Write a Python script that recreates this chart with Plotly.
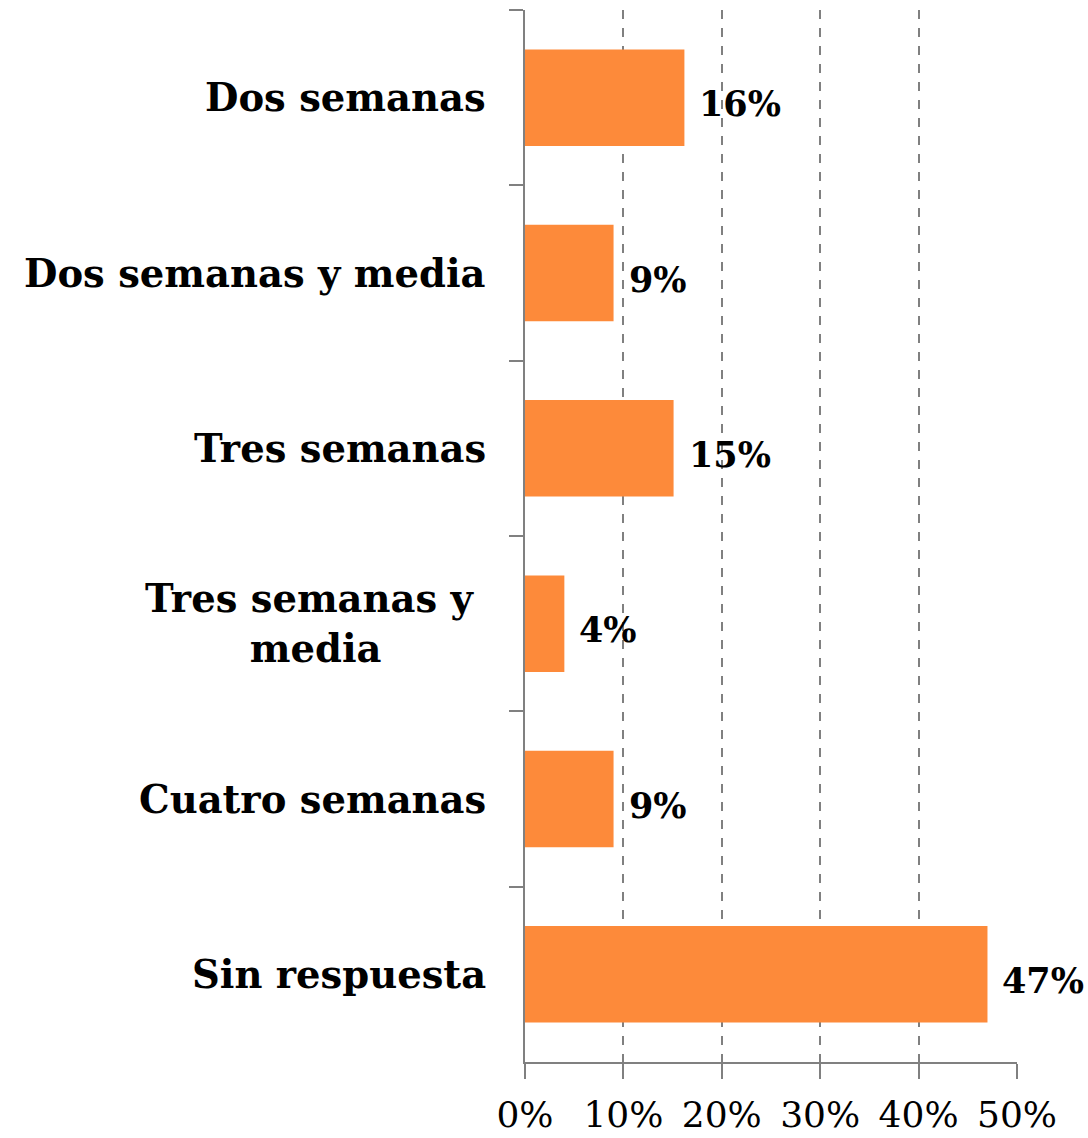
import plotly.graph_objects as go

categories = ["Dos semanas", "Dos semanas y media", "Tres semanas",
              "Tres semanas y media", "Cuatro semanas", "Sin respuesta"]
cat_labels = ["Dos semanas", "Dos semanas y media", "Tres semanas",
              "Tres semanas y <br>media", "Cuatro semanas", "Sin respuesta"]
values = [16.2, 9.0, 15.1, 4.0, 9.0, 47.0]
value_labels = ["16%", "9%", "15%", "4%", "9%", "47%"]
tick_vals = [0, 10, 20, 30, 40, 50]
tick_text = ["0%", "10%", "20%", "30%", "40%", "50%"]

FONT = "DejaVu Serif"
AXIS = "#808080"
BAR = "#FD8A3A"

fig = go.Figure(go.Bar(
    y=categories, x=values, orientation="h",
    marker=dict(color=BAR, line=dict(width=0)),
    hoverinfo="skip",
))

annotations = []
for c, lab in zip(categories, cat_labels):
    annotations.append(dict(
        xref="paper", yref="y", x=0, y=c, xanchor="right", yanchor="middle",
        xshift=-37, text=lab, showarrow=False, align="center",
        font=dict(family=FONT, size=38.5, color="#000000", weight="bold"),
    ))
for c, v, t in zip(categories, values, value_labels):
    annotations.append(dict(
        xref="x", yref="y", x=v, y=c, xanchor="left", yanchor="middle",
        xshift=13, yshift=-6, text=t, showarrow=False,
        font=dict(family=FONT, size=35, color="#000000", weight="bold"),
    ))

fig.update_layout(
    width=1088, height=1138,
    margin=dict(l=525, r=71, t=10, b=76, autoexpand=False),
    paper_bgcolor="white", plot_bgcolor="white",
    bargap=0.45, showlegend=False,
    annotations=annotations,
    xaxis=dict(
        range=[0, 50], tickvals=tick_vals, ticktext=tick_text,
        showgrid=True, gridcolor=AXIS, griddash="dash", gridwidth=1.5,
        zeroline=False, showline=True, linecolor=AXIS, linewidth=2,
        ticks="outside", ticklen=15, tickwidth=2, tickcolor=AXIS,
        ticklabelstandoff=5, automargin=False,
        tickfont=dict(family=FONT, size=36, color="#000000"),
    ),
    yaxis=dict(
        autorange="reversed", showticklabels=False,
        showgrid=False, zeroline=False, showline=True,
        linecolor=AXIS, linewidth=2, automargin=False,
        ticks="outside", tickson="boundaries", ticklen=14,
        tickwidth=2, tickcolor=AXIS,
    ),
)

fig.write_html("out.html", config={"displayModeBar": False},
               post_script="document.body.style.margin='0';")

◆ Written instruction
Leave out the pictures and retype every line above exactly.

◆ Task solution
Write a Python script that recreates this chart with Plotly.
import plotly.graph_objects as go

categories = ["Dos semanas", "Dos semanas y media", "Tres semanas",
              "Tres semanas y media", "Cuatro semanas", "Sin respuesta"]
cat_labels = ["Dos semanas", "Dos semanas y media", "Tres semanas",
              "Tres semanas y <br>media", "Cuatro semanas", "Sin respuesta"]
values = [16.2, 9.0, 15.1, 4.0, 9.0, 47.0]
value_labels = ["16%", "9%", "15%", "4%", "9%", "47%"]
tick_vals = [0, 10, 20, 30, 40, 50]
tick_text = ["0%", "10%", "20%", "30%", "40%", "50%"]

FONT = "DejaVu Serif"
AXIS = "#808080"
BAR = "#FD8A3A"

fig = go.Figure(go.Bar(
    y=categories, x=values, orientation="h",
    marker=dict(color=BAR, line=dict(width=0)),
    hoverinfo="skip",
))

annotations = []
for c, lab in zip(categories, cat_labels):
    annotations.append(dict(
        xref="paper", yref="y", x=0, y=c, xanchor="right", yanchor="middle",
        xshift=-37, text=lab, showarrow=False, align="center",
        font=dict(family=FONT, size=38.5, color="#000000", weight="bold"),
    ))
for c, v, t in zip(categories, values, value_labels):
    annotations.append(dict(
        xref="x", yref="y", x=v, y=c, xanchor="left", yanchor="middle",
        xshift=13, yshift=-6, text=t, showarrow=False,
        font=dict(family=FONT, size=35, color="#000000", weight="bold"),
    ))

fig.update_layout(
    width=1088, height=1138,
    margin=dict(l=525, r=71, t=10, b=76, autoexpand=False),
    paper_bgcolor="white", plot_bgcolor="white",
    bargap=0.45, showlegend=False,
    annotations=annotations,
    xaxis=dict(
        range=[0, 50], tickvals=tick_vals, ticktext=tick_text,
        showgrid=True, gridcolor=AXIS, griddash="dash", gridwidth=1.5,
        zeroline=False, showline=True, linecolor=AXIS, linewidth=2,
        ticks="outside", ticklen=15, tickwidth=2, tickcolor=AXIS,
        ticklabelstandoff=5, automargin=False,
        tickfont=dict(family=FONT, size=36, color="#000000"),
    ),
    yaxis=dict(
        autorange="reversed", showticklabels=False,
        showgrid=False, zeroline=False, showline=True,
        linecolor=AXIS, linewidth=2, automargin=False,
        ticks="outside", tickson="boundaries", ticklen=14,
        tickwidth=2, tickcolor=AXIS,
    ),
)

fig.write_html("out.html", config={"displayModeBar": False},
               post_script="document.body.style.margin='0';")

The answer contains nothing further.